Sure. This is also true for an external Solr/ES option (at least if you entirely remove the old catalog).

My intention was not to say that using NewtDB is a bad option for storing catalog data in Plone. The very opposite is true, I think it is a very good option! My point is just that Solr/ES are still a better option when it comes to full-text search capabilities.

jimfulton · March 27, 2017, 7:17pm

Wrong. All of the data is reflected as JSON (except by default for BTree data and blob pointers) regardless of where you index data.

jimfulton · March 27, 2017, 7:20pm

I wouldn't be surprised, but Newt can help with that too. And of course, Postgres is good enough for many applications and potentially t easier to manage than managing Postgres and ES.
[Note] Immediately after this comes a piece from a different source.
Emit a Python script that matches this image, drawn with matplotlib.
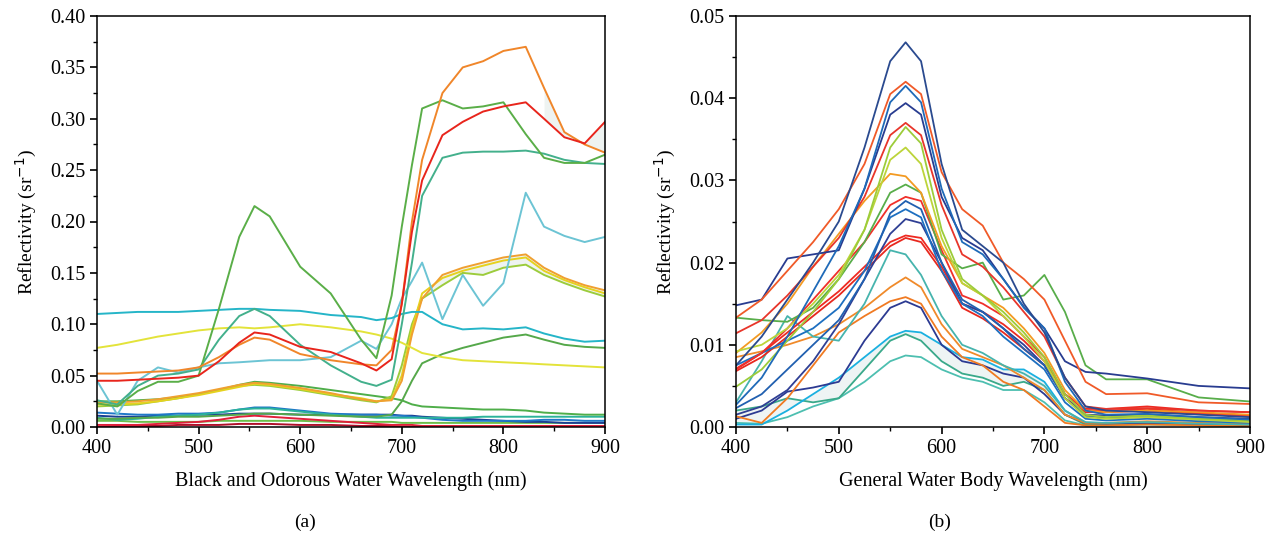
import numpy as np
import matplotlib
matplotlib.use("Agg")
import matplotlib.pyplot as plt
from matplotlib.ticker import MultipleLocator, FormatStrFormatter

plt.rcParams['font.family'] = ['Liberation Serif', 'DejaVu Serif']

# ---------------- (a) black and odorous water ----------------
wl_a = [400, 420, 440, 460, 480, 500, 520, 540, 555, 570, 600, 630, 660, 675, 690,
        700, 710, 720, 740, 760, 780, 800, 822, 840, 860, 880, 900]

a_orange = [.052, .052, .053, .054, .055, .058, .068, .080, .087, .085, .071, .065, .061, .060, .075,
            .120, .200, .260, .325, .350, .356, .366, .370, .330, .287, .275, .267]
a_red = [.045, .045, .046, .047, .048, .050, .064, .082, .092, .090, .078, .073, .062, .055, .066,
         .120, .190, .240, .284, .297, .307, .312, .316, .300, .282, .276, .297]
a_green_big = [.023, .020, .035, .044, .044, .050, .115, .185, .215, .205, .156, .130, .085, .067, .128,
               .195, .255, .310, .318, .310, .312, .316, .285, .262, .257, .257, .265]
a_teal_green = [.026, .022, .040, .050, .052, .056, .085, .108, .115, .108, .080, .060, .044, .040, .046,
                .100, .160, .225, .262, .267, .268, .268, .269, .266, .260, .257, .256]
a_cyan = [.110, .111, .112, .112, .112, .113, .114, .115, .115, .114, .113, .109, .107, .104, .106,
          .110, .112, .112, .100, .095, .096, .095, .097, .091, .086, .083, .084]
a_light_cyan = [.045, .012, .045, .058, .053, .058, .062, .063, .064, .065, .065, .068, .084, .076, .100,
                .125, .142, .160, .105, .148, .118, .140, .228, .195, .186, .180, .185]
a_yellow = [.077, .080, .084, .088, .091, .094, .096, .097, .096, .097, .100, .097, .093, .090, .086,
            .082, .077, .072, .068, .065, .064, .063, .062, .061, .060, .059, .058]
a_amber = [.024, .024, .025, .027, .030, .033, .037, .041, .043, .042, .038, .033, .027, .025, .026,
           .045, .090, .125, .148, .155, .160, .165, .168, .155, .145, .138, .133]
a_lime = [.020, .021, .022, .025, .028, .032, .036, .040, .041, .040, .036, .031, .026, .024, .030,
          .060, .100, .125, .138, .150, .148, .155, .158, .148, .140, .133, .127]
a_gold = [.022, .022, .023, .025, .028, .031, .035, .039, .042, .041, .037, .032, .028, .025, .027,
          .050, .095, .130, .145, .152, .157, .162, .165, .152, .143, .136, .130]
a_green_mid = [.008, .008, .009, .009, .010, .010, .011, .012, .013, .013, .012, .011, .010, .010, .012,
               .025, .045, .062, .071, .077, .082, .087, .090, .085, .080, .078, .077]
a_green_low = [.025, .025, .026, .027, .029, .032, .036, .041, .044, .043, .040, .036, .032, .030, .028,
               .026, .022, .020, .019, .018, .017, .017, .016, .014, .013, .012, .012]
a_teal_low = [.009, .007, .008, .010, .011, .012, .014, .017, .018, .018, .015, .012, .010, .009, .009,
              .009, .009, .009, .009, .009, .010, .010, .010, .010, .010, .010, .010]
a_blue_low = [.014, .013, .012, .012, .013, .013, .014, .017, .019, .019, .016, .013, .012, .012, .011,
              .011, .010, .009, .007, .006, .006, .006, .006, .007, .007, .006, .006]
a_navy_low = [.011, .010, .010, .011, .011, .012, .012, .013, .013, .013, .012, .012, .012, .012, .012,
              .011, .011, .010, .009, .008, .007, .006, .005, .005, .004, .004, .004]
a_red_low = [.002, .002, .002, .003, .004, .005, .007, .010, .011, .010, .008, .006, .004, .003, .002,
             .002, .002, .001, .001, .001, .001, .001, .001, .001, .001, .001, .001]
a_crimson = [.000, .001, .001, .001, .002, .002, .002, .003, .003, .003, .002, .002, .001, .001, .001,
             .000, .000, .000, .000, .000, .000, .000, .000, .000, .000, .000, .000]
a_green_flat = [.006, .006, .005, .005, .005, .005, .006, .006, .006, .006, .006, .005, .005, .005, .005,
                .004, .004, .004, .004, .004, .004, .004, .004, .004, .004, .004, .004]

curves_a = [
    (a_green_flat, '#6cbf4a'), (a_crimson, '#b0102a'), (a_red_low, '#e0203a'),
    (a_navy_low, '#1c3f94'), (a_blue_low, '#1f78c8'), (a_teal_low, '#2bb39a'),
    (a_green_low, '#4fae4a'), (a_green_mid, '#55a84a'), (a_lime, '#9ccc3c'),
    (a_gold, '#e6d21e'), (a_amber, '#f0a030'), (a_yellow, '#e3e33a'),
    (a_light_cyan, '#6cc4d4'), (a_cyan, '#25b5c8'), (a_teal_green, '#43b08c'),
    (a_green_big, '#5aae48'), (a_orange, '#f0862a'), (a_red, '#e8251c'),
]

# ---------------- (b) general water body ----------------
wl_b = [400, 425, 450, 475, 500, 525, 550, 565, 580, 600, 620, 640, 660, 680, 700,
        720, 740, 760, 800, 850, 900]

# values in 1e-3 sr^-1
b_navy1 = [7.5, 11, 15.5, 20, 25, 34, 44.5, 46.8, 44.5, 32, 24, 22, 20, 15, 11.5, 6, 2.5, 2, 1.8, 1.5, 1.2]
b_orange1 = [13.3, 15.5, 19, 22.5, 26.5, 32, 40.5, 42, 40.5, 31, 26.5, 24.5, 20, 18, 15.5, 10.5, 5.5, 4, 4.1, 3, 2.8]
b_blue1 = [2.7, 6, 11, 16.5, 22, 29, 39.5, 41.5, 39.5, 29, 22.5, 21, 18, 14.5, 12, 5.5, 2, 1.5, 1.6, 1.2, 0.9]
b_navy2 = [14.8, 15.5, 20.5, 21, 21.5, 29, 38, 39.4, 38, 28, 23, 21.5, 18, 14.6, 12, 8, 6.7, 6.5, 5.9, 5, 4.7]
b_red1 = [11.4, 13, 16, 19.5, 23, 28, 35.5, 37, 35.5, 27, 21, 19.5, 17, 14, 11, 6, 2.5, 2.2, 2.3, 2, 1.8]
b_lime1 = [4.9, 7, 10.5, 14, 18, 24, 34, 36.5, 34.5, 24, 18, 16, 14, 11.5, 8.5, 4, 1.5, 1.2, 1.4, 1, 0.8]
b_lime2 = [9.2, 10, 12, 15, 18.5, 24, 32.5, 34, 32, 23, 17.5, 16, 13.5, 11, 8, 3.5, 1.2, 1, 1.2, 0.9, 0.6]
b_orange2 = [9, 11.5, 15, 19.5, 23.5, 27.5, 30.8, 30.5, 28.5, 22, 17.5, 16, 14.5, 12, 9, 4.5, 2, 1.8, 2, 1.8, 1.5]
b_green1 = [13.3, 13, 12.8, 14.5, 18, 22.5, 28.5, 29.5, 28.5, 21, 19.3, 20, 15.5, 16, 18.5, 14, 7.5, 5.8, 5.8, 3.6, 3.1]
b_red2 = [7.1, 9, 12, 15.5, 19, 22.5, 27, 28, 27.5, 21.5, 16, 15, 13.5, 11, 8.5, 4, 2, 2, 2.2, 1.7, 1.3]
b_blue2 = [2.3, 4, 7, 10, 13, 18, 26, 27.5, 26.5, 20, 15.5, 14, 12, 9.5, 7.5, 3.5, 1.3, 1.1, 1.2, 0.9, 0.7]
b_blue3 = [7.5, 9, 10.5, 12, 14.5, 19, 25.5, 26.5, 25.5, 19, 15, 13.5, 11, 9, 7, 3, 1, 0.8, 1, 0.7, 0.5]
b_navy3 = [1.5, 2.5, 4.5, 8, 12.5, 18, 23.5, 25.3, 24.8, 20, 15, 14, 12, 10, 7.5, 3.5, 1.5, 1.4, 1.5, 1.2, 1]
b_red3 = [7, 9, 11.5, 14, 16.5, 19.5, 22.5, 23.3, 23, 19.5, 15, 14, 12.5, 10.5, 8, 4, 2.2, 2.2, 2.5, 2, 1.8]
b_red4 = [6.8, 8.5, 11, 13.5, 16, 19, 22, 23, 22.5, 19, 14.5, 13.2, 11.5, 9.5, 7.5, 3.5, 1.8, 1.8, 2, 1.6, 1.4]
b_teal1 = [3, 8, 13.5, 11, 10.5, 15, 21.5, 21, 18.5, 13.5, 10, 9, 7.5, 6.5, 5, 2, 0.6, 0.5, 0.6, 0.4, 0.3]
b_orange3 = [8.5, 9.2, 10, 11, 12.5, 14.5, 17, 18.2, 17, 12.5, 9.5, 8.5, 7.5, 6, 4.5, 1.5, 0.5, 0.5, 0.7, 0.5, 0.4]
b_orange4 = [1.3, 0.5, 3.5, 7.5, 11.5, 13.5, 15.3, 15.8, 15, 11, 8.5, 7.5, 5.5, 4.5, 2.5, 0.5, 0.2, 0.2, 0.3, 0.2, 0.1]
b_navy4 = [1, 2, 4.3, 4.8, 5.5, 10.5, 14.5, 15.3, 14.5, 10, 8, 7.5, 6.5, 6, 4, 1.5, 0.5, 0.4, 0.5, 0.3, 0.2]
b_cyan1 = [0.3, 0.3, 2, 4, 6, 8.5, 11, 11.7, 11.5, 10, 8.5, 8.2, 7, 7, 5.5, 2, 0.5, 0.4, 0.5, 0.3, 0.2]
b_teal2 = [2, 2.5, 3.5, 3, 3.5, 7, 10.5, 11.3, 10.5, 8, 6.5, 6, 5, 5.5, 4.5, 1.5, 0.3, 0.3, 0.4, 0.3, 0.2]
b_teal3 = [0.5, 0.4, 1.2, 2.5, 3.5, 5.5, 8, 8.7, 8.5, 7, 6, 5.5, 4.5, 4.5, 3, 0.8, 0.2, 0.2, 0.3, 0.2, 0.1]

curves_b = [
    (b_teal3, '#4dbfb0'), (b_teal2, '#3aa98a'), (b_cyan1, '#1ab0e0'), (b_navy4, '#2c3a92'),
    (b_orange4, '#f07a22'), (b_orange3, '#f08a2a'), (b_teal1, '#46b4ad'), (b_red4, '#e8281e'),
    (b_red3, '#ee2a22'), (b_navy3, '#2f3f94'), (b_blue3, '#1d6fc0'), (b_blue2, '#2160b0'),
    (b_red2, '#f0302a'), (b_green1, '#58ad4a'), (b_orange2, '#f39a22'), (b_lime2, '#bcd43a'),
    (b_lime1, '#9ccc3a'), (b_red1, '#e8352a'), (b_navy2, '#283c90'), (b_blue1, '#1f6ab8'),
    (b_orange1, '#f05a28'), (b_navy1, '#2a4a8f'),
]

fig = plt.figure(figsize=(12.79, 5.36), dpi=100)
ax1 = fig.add_axes([97 / 1279, 1 - 427 / 536, 508 / 1279, 411 / 536])
ax2 = fig.add_axes([736 / 1279, 1 - 427 / 536, 514 / 1279, 411 / 536])

# light shading between a few neighbouring spectra
tail = [w >= 840 for w in wl_a]
ax1.fill_between(wl_a, a_orange, a_red, where=tail, color='#eef3f1', lw=0)
ax1.fill_between(wl_a, a_amber, a_lime, color='#eef3f1', lw=0)
ax2.fill_between(wl_b, np.array(b_cyan1) / 1000, np.array(b_teal2) / 1000, color='#eef4f4', lw=0)

for vals, col in curves_a:
    ax1.plot(wl_a, vals, color=col, lw=1.4)
for vals, col in curves_b:
    ax2.plot(wl_b, np.array(vals) / 1000, color=col, lw=1.3)

for ax, ymax, major, minor in [(ax1, 0.40, 0.05, 0.025), (ax2, 0.05, 0.01, 0.005)]:
    ax.set_xlim(400, 900)
    ax.set_ylim(0, ymax)
    ax.xaxis.set_major_locator(MultipleLocator(100))
    ax.xaxis.set_minor_locator(MultipleLocator(50))
    ax.yaxis.set_major_locator(MultipleLocator(major))
    ax.yaxis.set_minor_locator(MultipleLocator(minor))
    ax.yaxis.set_major_formatter(FormatStrFormatter('%.2f'))
    ax.tick_params(which='major', direction='out', length=5, width=1.2, labelsize=14.5)
    ax.tick_params(which='minor', direction='out', length=3, width=1)
    for s in ax.spines.values():
        s.set_linewidth(1.1)
    ax.set_ylabel('Reflectivity (sr$^{-1}$)', fontsize=14, labelpad=8)

ax1.set_xlabel('Black and Odorous Water Wavelength (nm)', fontsize=14.5, labelpad=10)
ax2.set_xlabel('General Water Body Wavelength (nm)', fontsize=14.5, labelpad=10)

fig.text(305 / 1279, 1 - 522 / 536, '(a)', ha='center', va='center', fontsize=14)
fig.text(940 / 1279, 1 - 522 / 536, '(b)', ha='center', va='center', fontsize=14)

fig.savefig('out.png', dpi=100)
BTW, when you search PG with newt, you get back objects that integrate with the regular ZODB cache.

pauleveritt · March 28, 2017, 5:48pm

As FYI, we're using Newt in the KARL project, so we have some experience about its impact. In a nutshell: it's pretty insanely good:

All ZODB content reflected into JSONB, automatically
Much faster queries for semi-warm/cold
Much lower memory footprint
Ad-hoc query support

Since we were already on RelStorage atop PG, it was very simple. All of our persistent objects are now reflected, at no work to us, into a JSONB column with indexes. We also have expression indexing, which gives us things such as: the equivalent of hierarchical ACL filtered search results in a single SQL trip to the server, concatenated fields for text extraction, etc.

We were already using (for better or worse) PG for text indexing...I agree that this is not the strongest benefit. Much better than zc.textindex but not competitive with SOLR etc.

Still, Plone would be crazy not to look at this. You're not going to rewrite Plone to get rid of the other parts of the catalog. I think Jim is working on a catalog-like shim. If so...Newt is a better catalog for any site that has a non-trivial amount of content and traffic. If you're already doing RelStorage and PG...think it over.